Nana, a dancer, had shown me saris she had purchased for costume fabric in Vancouver. I was impressed with their beauty and the idea caught in my web for Lorraine and I to wear saris to the art exhibit. I wanted to thank Lorraine for all the help she had given me, so I asked her if, in appreciation, she would let me give her a sari. She was extremely enthusiastic and decided a deep cherry would be becoming with her dark hair.
When the saris arrived in the mail, mine was sheer white silk with a broad silver threaded border design. Lorraine’s was a vibrant deep magenta with a multicolored embroidered border. They were gorgeous.
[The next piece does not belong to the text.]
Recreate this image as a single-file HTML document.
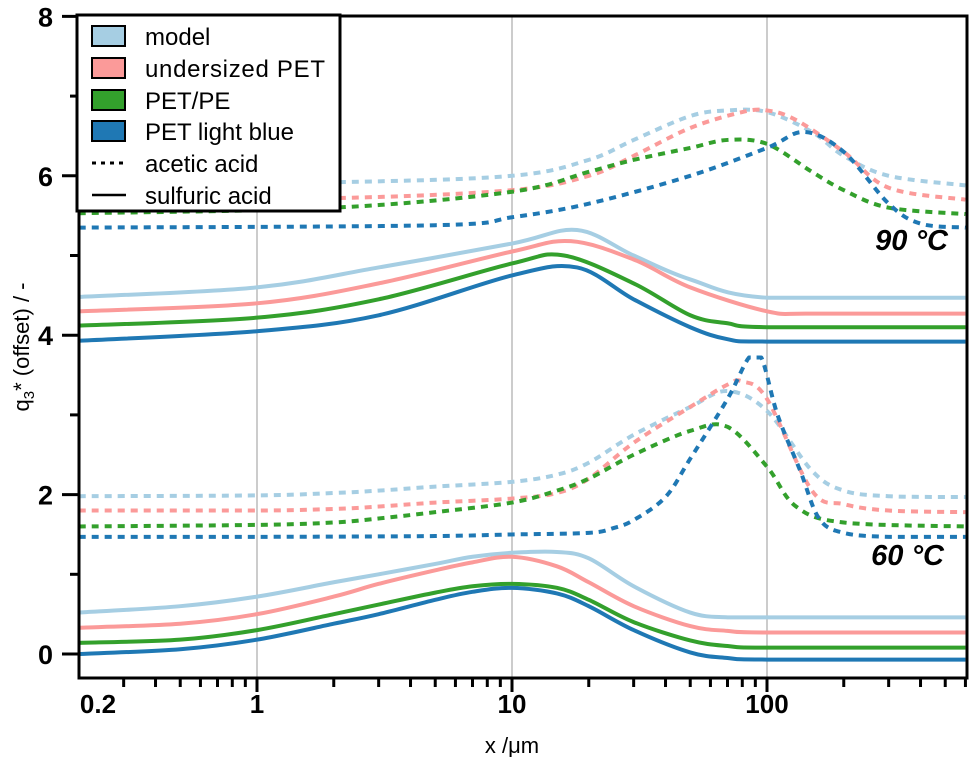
<!DOCTYPE html>
<html><head><meta charset="utf-8"><style>
body{margin:0;background:#fff}
svg{font-family:"Liberation Sans",Arial,sans-serif}
</style></head><body>
<svg id="chart" width="975" height="762" viewBox="0 0 975 762" xmlns="http://www.w3.org/2000/svg">
<g id="grid"></g>
<g id="series"></g>
<g id="axes"></g>
<text x="948" y="250" text-anchor="end" font-size="29" font-weight="bold" font-style="italic">90 °C</text>
<text x="944" y="565" text-anchor="end" font-size="29" font-weight="bold" font-style="italic">60 °C</text>
<text x="512" y="753" text-anchor="middle" font-size="22">x /μm</text>
<text transform="translate(29,347) rotate(-90)" text-anchor="middle" font-size="22">q<tspan font-size="15" dy="5">3</tspan><tspan dy="-5">* (offset) / -</tspan></text>
<g>
<rect x="77" y="15" width="263" height="196" fill="#fff" stroke="#000" stroke-width="3"/>
<rect x="92" y="26" width="33" height="20" fill="#a6cee3" stroke="#000" stroke-width="2"/>
<text x="145" y="45" font-size="24">model</text>
<rect x="92" y="58" width="33" height="20" fill="#fb9a99" stroke="#000" stroke-width="2"/>
<text x="145" y="77" font-size="24" textLength="180">undersized PET</text>
<rect x="92" y="90" width="33" height="20" fill="#33a02c" stroke="#000" stroke-width="2"/>
<text x="145" y="109" font-size="24">PET/PE</text>
<rect x="92" y="121" width="33" height="20" fill="#1f78b4" stroke="#000" stroke-width="2"/>
<text x="145" y="140" font-size="24">PET light blue</text>
<line x1="92" y1="163" x2="126" y2="163" stroke="#000" stroke-width="3" stroke-dasharray="4,5"/>
<text x="145" y="172" font-size="24">acetic acid</text>
<line x1="92" y1="195" x2="126" y2="195" stroke="#000" stroke-width="2.5"/>
<text x="145" y="204" font-size="24">sulfuric acid</text>
</g>
</svg>
<script>
const xTicks=[0.2,1,10,100];
const xTickLabels=["0.2","1","10","100"];
const yTicks=[0,2,4,6,8];
const seriesNames=["model-60-sulfuric","undersized-60-sulfuric","petpe-60-sulfuric","petlb-60-sulfuric","model-60-acetic","undersized-60-acetic","petpe-60-acetic","petlb-60-acetic","model-90-sulfuric","undersized-90-sulfuric","petpe-90-sulfuric","petlb-90-sulfuric","model-90-acetic","undersized-90-acetic","petpe-90-acetic","petlb-90-acetic"];
const seriesColors=["#a6cee3","#fb9a99","#33a02c","#1f78b4","#a6cee3","#fb9a99","#33a02c","#1f78b4","#a6cee3","#fb9a99","#33a02c","#1f78b4","#a6cee3","#fb9a99","#33a02c","#1f78b4"];
const seriesDashed=[0,0,0,0,1,1,1,1,0,0,0,0,1,1,1,1];
const s60mX=[0.2,0.5,1,2,3,5,7,10,15,20,30,50,70,100,600];
const s60mY=[0.52,0.6,0.72,0.9,1.0,1.13,1.22,1.27,1.28,1.2,0.85,0.52,0.46,0.46,0.46];
const s60uX=[0.2,0.5,1,2,3,5,7,10,15,20,30,50,70,100,600];
const s60uY=[0.33,0.38,0.5,0.72,0.88,1.05,1.15,1.22,1.1,0.9,0.6,0.35,0.29,0.27,0.27];
const s60pX=[0.2,0.5,1,2,3,5,7,10,15,20,30,50,70,100,600];
const s60pY=[0.14,0.18,0.3,0.5,0.62,0.77,0.85,0.88,0.83,0.68,0.4,0.17,0.1,0.08,0.08];
const s60bX=[0.2,0.5,1,2,3,5,7,10,15,20,30,50,70,100,600];
const s60bY=[0.0,0.06,0.18,0.38,0.5,0.68,0.78,0.83,0.76,0.6,0.3,0.02,-0.05,-0.07,-0.07];
const a60mX=[0.2,1,2,3,5,10,15,20,30,50,70,100,150,200,300,600];
const a60mY=[1.98,1.99,2.02,2.05,2.1,2.16,2.25,2.4,2.75,3.1,3.3,3.05,2.3,2.05,1.98,1.97];
const a60uX=[0.2,1,2,3,5,10,15,20,30,50,70,80,100,150,200,300,600];
const a60uY=[1.8,1.8,1.82,1.85,1.9,1.95,2.02,2.2,2.65,3.1,3.38,3.42,3.2,2.05,1.88,1.8,1.78];
const a60pX=[0.2,1,2,3,5,10,15,20,30,50,70,100,130,200,600];
const a60pY=[1.6,1.62,1.65,1.7,1.78,1.9,2.05,2.2,2.5,2.8,2.85,2.35,1.85,1.65,1.6];
const a60bX=[0.2,1,5,10,20,25,30,40,50,70,85,95,110,135,160,200,300,600];
const a60bY=[1.47,1.47,1.48,1.5,1.52,1.58,1.68,1.97,2.45,3.2,3.72,3.72,3.0,2.3,1.7,1.52,1.47,1.47];
const s90mX=[0.2,1,3,10,18,30,50,100,600];
const s90mY=[4.48,4.6,4.85,5.15,5.32,5.0,4.7,4.47,4.47];
const s90uX=[0.2,1,3,10,17,30,50,100,150,600];
const s90uY=[4.3,4.4,4.65,5.05,5.18,4.95,4.6,4.3,4.27,4.27];
const s90pX=[0.2,1,3,10,16,30,50,70,100,600];
const s90pY=[4.12,4.22,4.45,4.9,5.0,4.65,4.25,4.15,4.1,4.1];
const s90bX=[0.2,1,3,10,18,30,50,70,100,600];
const s90bY=[3.93,4.05,4.25,4.75,4.85,4.45,4.1,3.95,3.92,3.92];
const a90mX=[0.2,2,10,20,30,50,70,100,150,200,300,600];
const a90mY=[5.9,5.92,6.0,6.2,6.45,6.75,6.82,6.8,6.55,6.25,6.0,5.88];
const a90uX=[0.2,2,10,20,30,50,80,100,130,200,300,600];
const a90uY=[5.7,5.72,5.82,6.0,6.25,6.6,6.8,6.82,6.7,6.3,5.85,5.7];
const a90pX=[0.2,2,10,20,30,50,70,100,150,200,300,600];
const a90pY=[5.53,5.6,5.8,6.05,6.2,6.35,6.45,6.4,6.05,5.82,5.6,5.52];
const a90bX=[0.2,5,10,20,50,100,140,200,300,400,600];
const a90bY=[5.35,5.38,5.48,5.65,6.0,6.35,6.55,6.3,5.65,5.4,5.35];
const allX=[s60mX,s60uX,s60pX,s60bX,a60mX,a60uX,a60pX,a60bX,s90mX,s90uX,s90pX,s90bX,a90mX,a90uX,a90pX,a90bX];
const allY=[s60mY,s60uY,s60pY,s60bY,a60mY,a60uY,a60pY,a60bY,s90mY,s90uY,s90pY,s90bY,a90mY,a90uY,a90pY,a90bY];

const L=79,R=967,T=16,B=678;
const xs=v=>257+255*Math.log10(v);
const ys=v=>654-79.7*v;
const NS="http://www.w3.org/2000/svg";
function mk(t,a,p){const e=document.createElementNS(NS,t);for(const k in a)e.setAttribute(k,a[k]);p.appendChild(e);return e;}
const grid=document.getElementById('grid'),axes=document.getElementById('axes'),ser=document.getElementById('series');
[1,10,100].forEach(v=>{const g=mk('line',{x1:xs(v),x2:xs(v),y1:T,y2:B,stroke:'#999','stroke-width':1},grid);

});
const defs=mk('defs',{},ser);mk('rect',{x:L,y:T,width:R-L,height:B-T},mk('clipPath',{id:'clip'},defs));
function path(px,py){let d=`M${px[0]},${py[0]}`;for(let i=0;i<px.length-1;i++){const p0=i?i-1:i,p3=i+2<px.length?i+2:i+1;
let c1y=py[i]+(py[i+1]-py[p0])/6,c2y=py[i+1]-(py[p3]-py[i])/6;
const lo=Math.min(py[i],py[i+1]),hi=Math.max(py[i],py[i+1]);
if(py[i]===py[i+1]){c1y=py[i];c2y=py[i];}
const c1x=px[i]+(px[i+1]-px[p0])/6,c2x=px[i+1]-(px[p3]-px[i])/6;
d+=` C${c1x},${c1y} ${c2x},${c2y} ${px[i+1]},${py[i+1]}`;}return d;}
for(let s=0;s<allX.length;s++){
const px=allX[s].map(xs),py=allY[s].map(ys);
const p=mk('path',{d:path(px,py),fill:'none',stroke:seriesColors[s],'stroke-width':4,'clip-path':'url(#clip)','stroke-dasharray':seriesDashed[s]?'7,6':'none','stroke-linejoin':'round'},ser);


}
mk('rect',{x:L,y:T,width:R-L,height:B-T,fill:'none',stroke:'#000','stroke-width':3},axes);
yTicks.forEach(v=>{const t=mk('line',{x1:62,x2:L,y1:ys(v),y2:ys(v),stroke:'#000','stroke-width':3},axes);


const l=mk('text',{x:53,y:ys(v)+10,'text-anchor':'end','font-size':27,'font-weight':'bold'},axes);l.textContent=v;

});
[1,3,5,7].forEach(v=>mk('line',{x1:70,x2:L,y1:ys(v),y2:ys(v),stroke:'#000','stroke-width':3},axes));
for(let d=0.1;d<1000;d*=10)for(let k=1;k<10;k++){const v=d*k;const x=xs(v);if(x<L+1||x>R)continue;
const major=k===1;mk('line',{x1:x,x2:x,y1:B,y2:B+(major?14:9),stroke:'#000','stroke-width':3},axes);}
xTicks.forEach((v,i)=>{const l=mk('text',{x:Math.max(xs(v),98),y:713,'text-anchor':'middle','font-size':26,'font-weight':'bold'},axes);l.textContent=xTickLabels[i];

});
</script>
</body></html>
Nana had chosen well and pleased us both.
We were delighted with the idea of wearing them, except — there was no shape whatever to them — just six yard of fabric and neither of us had time to sew. We had the saris but we could not decide how to wear them and time was short.
We were nearing panic when on a shopping trip to Flagstaff, Lorraine and I spotted a motel maid wearing a sari! I jammed on the brakes and swung into the motel driveway. We both lunged out of the car and ran toward the girl. She was startled by our strange approach and fearfully stepped back against the wall. Lorraine and I began to laugh and apologize. When we realized she did not speak English we compounded her fear by gesturing and reaching out to her sari.
From a shadowed passageway her employer, a tall dark-eyed angry man appeared. Immediately I had visions of him calling the sheriff. Instead he spoke with the voice of reason and listened with an open mind as we explained our predicament. He marveled at our unlikely request, then translated it for the beautiful young woman, who smiled openly, then patiently demonstrated how to hold, fold, tuck and drape the fabric.
As we drove home I felt a strange wave of insecurity as it occurred to me, unless I’d misconstrued one of her rapid movements to secure the fabric, G.B. stepping on my hem could peel me like a banana. What held it on? From that moment on, I was anxious; I procrastinated and didn’t do a “dress rehearsal”.
Finally I draped the garment around myself, loving the soft sheer silk fabric and the glistening silver border. I turned and posed for the full length mirror filled with the sophistication, vanity and self satisfaction of my urban youth, only to be revolted by the image reflected before me. The woman in the mirror was not the stately, dramatic eccentric I had envisioned. Instead she was a cross between a beekeeper and a bride.
Instantly I had two problems: find something to wear, and tell Lorraine I would be casting her adrift, alone in her sari.
Since neither G.B. nor Shirley volunteered to phone and tell Lorraine, and it was not something I could forget to do, with great difficulty I forced myself to pick up the telephone and call her.
“I am disappointed Charle, but I will wear mine.” She was too nice to show me the extent of her disappointment and she was wise enough to know her sari was becoming and a beautiful garment to wear.
Now what should I wear? I did not own summer weight slacks. In summer I wore shorts and sundresses and because our lifestyle was rustic, I was now oblivious to any fashion trend which might included long skirts, which also I did not own. But I needed something long as possible to cover the final bandages and my clumpy sandals which I had to continue wearing.
I chose to wear a black velvet pant suit on a hot, humid, Arizona August night and the now “famous” white satin blouse. To distract from my inappropriate attire I began to add a Navajo Squash Blossom neckpiece, silver and turquoise earrings, bracelets and rings. Suddenly the Navajo jewelry equated my winter weight velvet and satin blouse, with the beautiful, crushed velvet and satin worn by Navajo ladies. Happily I discovered, if I could keep heat and Monsoon rain storm from flattening my hair and smearing my makeup, the outfit was going to work!
As I put on my earrings I wandered over to G.B. and reminded him that it was time to be showered, shaved and dressed.
“Y’all don’t need me Charle. I’m not a-goin.’”
I was stunned and felt tears begin to boil behind my mascara.